SENḌÈLAN BUKAN SEKEDAR LAGU

Muhri*

Acara dimulai setelah Isya. Begitu yang tertulis di undangan. Saya sampai kira-kira 19.45 WIB. “Lèbur: Pementasan Kesenian Tradisional Senḍèlan Madhurâ” adalah tajuk kegiatannya. Bertempat di halaman Kantor Kecamatan Bangkalan jalan Kartini depan perpustakaan Bangkalan. Suasana remang membuat orang berkaca mata minus membuat saya tidak bisa melihat siapa saja yang hadir. Joko Sucipto, Sudarsono, dan Hidrochin Sabaruddin sebagian tokoh yang terlihat oleh saya. Sebagian besar yang hadir mahasiswa STKIP PGRI Bangkalan.


Acara dimulai pukul 20.00 oleh pembawa acara. Setelah pembukaan, sambutan Putra Mulya Nurjaya sebagai tuan rumah kegiatan dilanjutkan sambutan oleh perwakilan dari Balai Pelestarian kebudayaan Wilayah XI Direktorat Kebudayaan Kementerian Pendidikan, Kebudayaan, Riset, dan Teknologi yang memberi hibah kegiatan ini.

Acara dilanjutkan dengan pertunjukan drama terkait dengan tajuk di atas. Iringan musik karawitan. Drama mirip Bu’ Lètèr-Pak Lètèr pada sandur atau Soto Madhurâ pada Orkes Melayu Madura. Aktor/Aktris memainkan drama dengan baik. Dialog lancar dan menghibur. Sayang, vokal aktor kurang lugas.

Selanjutnya diskusi dengan pembicara Ahmad Faishal dosen STKW Surabaya dan Rozekki dosen STKIP PGRI Bangkalan. Rozekki fokus pada konsepsi sendelan, Ahmad Faishal fokus pada gerakan sastra tradisional termasuk strategi pengembangan. Diskusi menjadi kurang menarik sebab pemaparan materi terlalu lama. Selain itu, tidak ada makalah yang diberikan kepada peserta yang hadir.

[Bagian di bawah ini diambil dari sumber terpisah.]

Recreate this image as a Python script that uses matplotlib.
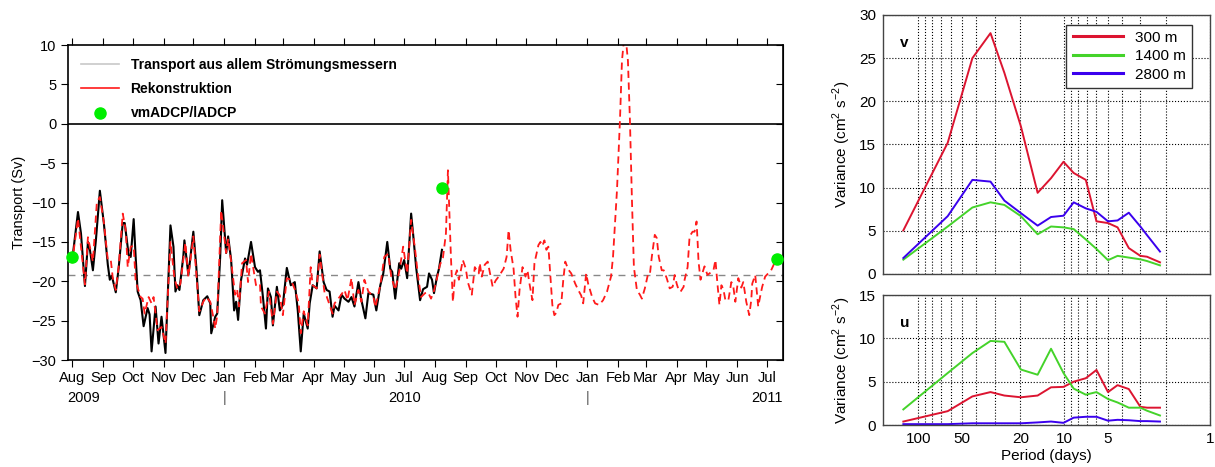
import numpy as np
import matplotlib
matplotlib.use('Agg')
import matplotlib.pyplot as plt
import matplotlib.dates as mdates
from matplotlib.lines import Line2D
from matplotlib.ticker import NullFormatter, FixedLocator

plt.rcParams['font.family'] = ['Liberation Sans', 'DejaVu Sans']
plt.rcParams['mathtext.fontset'] = 'custom'
plt.rcParams['mathtext.rm'] = 'Liberation Sans'

# ---- left panel: transport time series (days since 2009-08-01, Sv) ----
obs_days = [0, 6, 9, 13, 16, 18, 21, 24, 28, 32, 36, 38, 40, 44, 47, 51, 53, 57, 59, 62,
            64, 66, 69, 72, 76, 78, 80, 84, 87, 90, 94, 99, 102, 104, 106, 108, 112, 113,
            117, 122, 125, 128, 132, 136, 139, 140, 144, 146, 149, 151, 155, 157, 160, 163,
            165, 167, 170, 174, 176, 180, 184, 187, 189, 192, 195, 197, 200, 202, 206, 209,
            212, 216, 220, 224, 227, 230, 233, 237, 239, 242, 246, 249, 253, 256, 259, 262,
            264, 268, 271, 274, 278, 281, 284, 288, 291, 295, 298, 303, 306, 310, 313, 317,
            320, 322, 325, 329, 331, 334, 337, 341, 343, 346, 350, 353, 357, 359, 362, 364,
            367, 369, 372]
obs_vals = [-17.5, -11.2, -13.9, -20.6, -15.0, -16.0, -18.6, -14.8, -8.5, -12.6, -17.9, -19.8,
            -19.3, -21.4, -18.2, -12.6, -12.6, -16.7, -16.9, -12.1, -16.9, -21.3, -22.4, -25.7,
            -23.4, -24.2, -28.9, -23.2, -27.9, -24.5, -29.1, -12.9, -15.6, -21.3, -20.5, -21.1,
            -16.7, -14.8, -19.2, -13.7, -18.2, -24.3, -22.4, -21.9, -22.8, -26.6, -24.5, -24.1,
            -16.9, -9.7, -16.4, -14.3, -17.3, -23.7, -22.6, -24.9, -19.8, -17.1, -17.9, -15.0,
            -18.2, -18.8, -18.6, -22.0, -26.0, -20.9, -22.0, -25.6, -20.7, -23.7, -23.0, -18.3,
            -20.5, -20.1, -23.7, -28.9, -24.1, -26.0, -22.8, -20.5, -20.9, -16.2, -20.1, -21.1,
            -21.3, -24.5, -23.1, -23.7, -21.7, -22.2, -22.6, -22.0, -23.2, -20.1, -22.4, -24.7,
            -21.5, -21.7, -23.7, -20.5, -19.0, -15.0, -18.4, -18.8, -22.2, -17.7, -18.4, -17.3,
            -19.6, -11.4, -14.0, -18.2, -22.4, -21.0, -20.7, -19.0, -19.8, -21.5, -19.4, -18.4,
            -16.0]

rec_days = [0, 6, 13, 16, 21, 25, 28, 32, 36, 39, 41, 44, 47, 51, 54, 56, 59, 62, 64, 69,
            71, 73, 77, 80, 82, 86, 90, 94, 99, 103, 106, 109, 114, 117, 122, 124, 128, 132,
            135, 139, 142, 144, 146, 150, 155, 157, 160, 164, 166, 168, 171, 175, 177, 180,
            185, 189, 190, 194, 198, 202, 206, 209, 212, 216, 220, 224, 228, 230, 233, 237,
            240, 242, 246, 249, 254, 256, 262, 264, 269, 274, 277, 281, 284, 288, 291, 294,
            298, 303, 305, 310, 314, 318, 321, 325, 329, 333, 337, 341, 345, 348, 351, 355,
            358, 361, 364, 367, 370, 373, 376, 378, 379, 381, 383, 385, 387, 389, 391, 393,
            396, 398, 402, 405, 409, 410, 412, 415, 418, 420, 423, 426, 429, 434, 437, 439,
            441, 444, 446, 448, 450, 453, 456, 458, 460, 463, 465, 469, 471, 473, 475, 477,
            479, 481, 483, 485, 487, 489, 492, 494, 496, 499, 502, 506, 509, 512, 514, 517,
            519, 523, 526, 530, 534, 538, 542, 544, 546, 548, 551, 553, 556, 559, 561, 563,
            565, 568, 571, 573, 576, 579, 581, 583, 586, 588, 590, 593, 595, 598, 601, 604,
            606, 608, 610, 612, 615, 616, 619, 621, 624, 626, 628, 629, 630, 632, 634, 636,
            639, 641, 645, 647, 649, 651, 653, 655, 657, 660, 663, 665, 667, 670, 673, 675,
            678, 681, 683, 684, 687, 690, 692, 694, 697, 700, 703, 707]
rec_vals = [-17.7, -12.0, -20.4, -14.4, -17.5, -9.9, -9.3, -12.5, -17.3, -17.3, -19.6, -21.1,
            -18.0, -11.4, -13.5, -18.2, -15.6, -15.5, -20.0, -22.0, -22.2, -24.1, -22.0, -22.8,
            -22.0, -26.2, -25.8, -27.9, -15.0, -19.6, -21.0, -20.3, -15.1, -19.4, -14.3, -17.5,
            -23.8, -22.6, -22.0, -22.6, -24.5, -26.0, -24.3, -11.0, -16.4, -14.6, -17.5, -21.7,
            -21.0, -23.2, -17.7, -17.3, -20.1, -16.5, -20.5, -20.3, -23.2, -24.1, -21.3, -25.4,
            -21.3, -21.8, -24.3, -19.6, -19.8, -21.0, -22.8, -26.6, -23.8, -25.6, -18.2, -20.5,
            -20.9, -16.6, -21.5, -21.9, -24.1, -22.8, -22.0, -21.1, -22.4, -19.6, -23.0, -21.1,
            -22.6, -19.8, -21.3, -21.9, -23.3, -20.5, -16.9, -16.5, -19.4, -21.1, -18.8, -15.6,
            -19.0, -12.2, -16.0, -19.4, -22.0, -21.5, -21.4, -22.2, -21.2, -19.6, -17.9, -17.0,
            -13.9, -5.9, -9.7, -16.9, -22.6, -19.4, -18.6, -19.8, -18.6, -17.3, -18.4, -20.1,
            -21.7, -18.2, -19.0, -17.7, -19.4, -17.9, -17.5, -18.8, -20.7, -19.9, -19.4, -18.4,
            -16.9, -13.5, -16.0, -18.4, -22.0, -24.5, -21.1, -18.2, -19.4, -18.6, -20.3, -22.4,
            -17.7, -15.4, -15.0, -15.5, -14.8, -16.0, -15.6, -19.4, -23.0, -24.3, -24.0, -23.0,
            -22.8, -19.8, -17.5, -18.5, -19.0, -20.3, -21.1, -21.8, -22.8, -19.0, -20.3, -22.0,
            -22.8, -23.0, -22.4, -21.3, -19.4, -16.9, -12.6, -8.4, 0.5, 8.0, 12.0, 8.0, 0.5,
            -9.5, -18.2, -21.1, -21.7, -22.2, -20.9, -19.2, -19.2, -16.9, -14.1, -14.5, -16.9,
            -18.6, -18.6, -19.6, -20.9, -20.7, -19.2, -20.3, -21.1, -21.3, -20.7, -19.8, -18.2,
            -14.3, -13.7, -13.7, -12.4, -14.8, -17.5, -19.8, -18.9, -18.1, -19.2, -19.0, -18.6,
            -17.3, -20.3, -23.0, -20.5, -21.0, -22.4, -22.4, -20.1, -20.7, -22.6, -19.6, -20.8,
            -20.1, -22.6, -24.3, -22.4, -20.3, -19.2, -23.2, -21.9, -20.7, -19.4, -19.0, -18.6,
            -17.5]

adcp_days = [0, 372, 709]
adcp_vals = [-16.9, -8.1, -17.2]
mean_transport = -19.25

# ---- right panels: variance vs period ----
period = [126.8, 62.9, 42.6, 32.0, 25.7, 19.8, 15.2, 12.3, 10.1, 8.6, 7.1, 6.0, 5.0, 4.3,
          3.6, 3.0, 2.7, 2.2]
v_300 = [5.05, 15.2, 25.0, 27.9, 23.3, 17.1, 9.4, 11.1, 13.0, 11.7, 10.9, 6.1, 5.9, 5.4,
         3.0, 2.1, 2.0, 1.35]
v_1400 = [1.66, 5.5, 7.7, 8.3, 8.0, 6.7, 4.6, 5.5, 5.4, 5.2, 4.0, 2.9, 1.6, 2.1, 1.9, 1.7,
          1.5, 1.0]
v_2800 = [1.85, 6.7, 10.9, 10.7, 8.5, 7.05, 5.6, 6.6, 6.75, 8.3, 7.6, 7.2, 6.1, 6.2, 7.1,
          5.5, 4.5, 2.6]
u_300 = [0.4, 1.6, 3.3, 3.8, 3.4, 3.2, 3.4, 4.35, 4.4, 5.0, 5.4, 6.35, 3.8, 4.6, 4.15, 2.1,
         2.0, 2.0]
u_1400 = [1.8, 6.0, 8.3, 9.7, 9.6, 6.4, 5.8, 8.8, 6.0, 4.2, 3.5, 3.8, 3.0, 2.6, 2.0, 2.0,
          1.65, 1.1]
u_2800 = [0.1, 0.1, 0.2, 0.2, 0.2, 0.2, 0.3, 0.4, 0.25, 0.85, 0.95, 0.95, 0.5, 0.6, 0.55,
          0.45, 0.45, 0.4]

depth_labels = ['300 m', '1400 m', '2800 m']
depth_colors = ['#dc1430', '#44d32a', '#3a00ee']

base = np.datetime64('2009-08-01')
obs_t = base + np.array(obs_days).astype('timedelta64[D]')
rec_t = base + np.array(rec_days).astype('timedelta64[D]')
adcp_t = base + np.array(adcp_days).astype('timedelta64[D]')

fig = plt.figure(figsize=(12.15, 4.67), dpi=100)

# left panel
ax = fig.add_axes([0.056, 0.229, 0.5885, 0.6745])
ax.axhline(0, color='k', lw=1.2)
ax.axhline(mean_transport, color='#888888', lw=1.0, ls=(0, (5, 4)))
ax.plot(obs_t, obs_vals, color='k', lw=1.5)
ax.plot(rec_t, rec_vals, color='#ff1a1a', lw=1.3, ls=(0, (4, 2.5)))
ax.plot(adcp_t, adcp_vals, 'o', color='#00ee00', ms=8, clip_on=False, zorder=5)
ax.set_xlim(np.datetime64('2009-07-28'), np.datetime64('2011-07-17'))
ax.set_ylim(-30, 10)
ax.set_yticks(np.arange(-30, 11, 5))
ax.set_yticklabels([str(v).replace('-', '\u2212') for v in range(-30, 11, 5)])
ax.xaxis.set_major_locator(mdates.MonthLocator())
ax.xaxis.set_major_formatter(mdates.DateFormatter('%b'))
ax.tick_params(axis='x', direction='out', top=True, bottom=True, length=5, labelsize=10.5, pad=3)
ax.tick_params(axis='y', direction='out', left=True, right=False, length=5, labelsize=10.5)
sec = ax.secondary_yaxis('right')
sec.set_yticks(np.arange(-30, 11, 5))
sec.set_yticklabels([])
sec.tick_params(direction='in', length=5)
for s in ax.spines.values():
    s.set_linewidth(1.2)
ax.set_ylabel('Transport (Sv)', fontsize=10.5, labelpad=4)

trans = ax.get_xaxis_transform()
for txt, d in [('2009', '2009-08-13'), ('2010', '2010-07-01'), ('2011', '2011-07-01')]:
    ax.text(np.datetime64(d), -0.12, txt, transform=trans, ha='center', va='center', fontsize=10.5)
for d in ['2010-01-01', '2011-01-01']:
    ax.text(np.datetime64(d), -0.12, '|', transform=trans, ha='center', va='center',
            fontsize=10.5, color='#555555')

handles = [Line2D([], [], color='#c8c8c8', lw=1.2),
           Line2D([], [], color='#ff1a1a', lw=1.2),
           Line2D([], [], color='#00ee00', marker='o', ls='none', ms=8)]
ax.legend(handles, ['Transport aus allem Strömungsmessern', 'Rekonstruktion', 'vmADCP/lADCP'],
          loc='upper left', bbox_to_anchor=(0.0, 1.0), frameon=False, handlelength=2.8,
          labelspacing=0.75, prop={'weight': 'bold', 'size': 10})

# right panels
major_p = [100, 50, 20, 10, 5, 1]
minor_p = [90, 80, 70, 60, 40, 30, 9, 8, 7, 6, 4, 3, 2]


def style_panel(a, ymax, label, show_x):
    a.set_xscale('log')
    a.set_xlim(175, 1)
    a.set_ylim(0, ymax)
    a.set_yticks(np.arange(0, ymax + 1, 5))
    a.xaxis.set_major_locator(FixedLocator(major_p))
    a.xaxis.set_minor_locator(FixedLocator(minor_p))
    a.xaxis.set_minor_formatter(NullFormatter())
    if show_x:
        a.set_xticklabels([str(p) for p in major_p])
        a.set_xlabel('Period (days)', fontsize=11, labelpad=2)
    else:
        a.set_xticklabels([])
    a.tick_params(axis='both', which='both', length=0, labelsize=11, pad=5)
    a.grid(True, which='both', axis='x', ls=':', color='k', lw=0.8)
    a.grid(True, which='major', axis='y', ls=':', color='k', lw=0.8)
    a.set_axisbelow(True)
    for s in a.spines.values():
        s.set_color('#444444')
        s.set_linewidth(1.0)
    a.set_ylabel(r'Variance (cm$^{\mathregular{2}}$ s$^{\mathregular{-2}}$)', fontsize=11, labelpad=4)
    a.text(0.052, label[1], label[0], transform=a.transAxes, fontsize=11,
           fontweight='bold', va='center')


axv = fig.add_axes([0.7267, 0.4133, 0.2691, 0.5546])
for vals, lab, c in zip([v_300, v_1400, v_2800], depth_labels, depth_colors):
    axv.plot(period, vals, color=c, lw=1.4, label=lab)
style_panel(axv, 30, ('v', 0.89), False)
leg = axv.legend(loc='upper right', bbox_to_anchor=(0.955, 0.975), fancybox=False,
                 framealpha=1, edgecolor='#333333', fontsize=11, handlelength=3.3,
                 borderaxespad=0.2, labelspacing=0.3)
for h in leg.get_lines():
    h.set_linewidth(2.2)

axu = fig.add_axes([0.7267, 0.0899, 0.2691, 0.2784])
for vals, c in zip([u_300, u_1400, u_2800], depth_colors):
    axu.plot(period, vals, color=c, lw=1.4)
style_panel(axu, 15, ('u', 0.785), True)

fig.savefig('out.png', dpi=100)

Yang menarik apa yang disampaikan oleh Mas Sudarsono pendiri dan pemimpin Sanggar Tarara Bangkalan. Ia menyatakan bahwa senḍèlan jika dikidungkan menjadi sandur, jika dilagukan menjadi syair. Ia mencontohkan ketiganya dalam lagu yang berbeda. Intinya, senḍèlan bergantung pada lagu. Hal ini dibantah oleh Rozekki. Ia menyatakan bahwa senḍèlan adalah berbalas pantun baik dilagukan atau tidak. Sendèlan berbeda dengan pantun. Pantun sendiri dalam bahasa Madura hanya dikenal dua jenis berdasarkan jumlah lariknya, yaitu paparèghân pantun kilat dua baris dan pantun dengan empat baris.

Sekitar pukul 22.00 WIB acara ditutup dengan hamdalah dan foto-foto. Saya, yang hadir di acara bersama istri, segera pulang. Kurang sehat alasannya. Dari teman-teman yang ada di sana, acara kumpul-kumpul sampai tengah malam.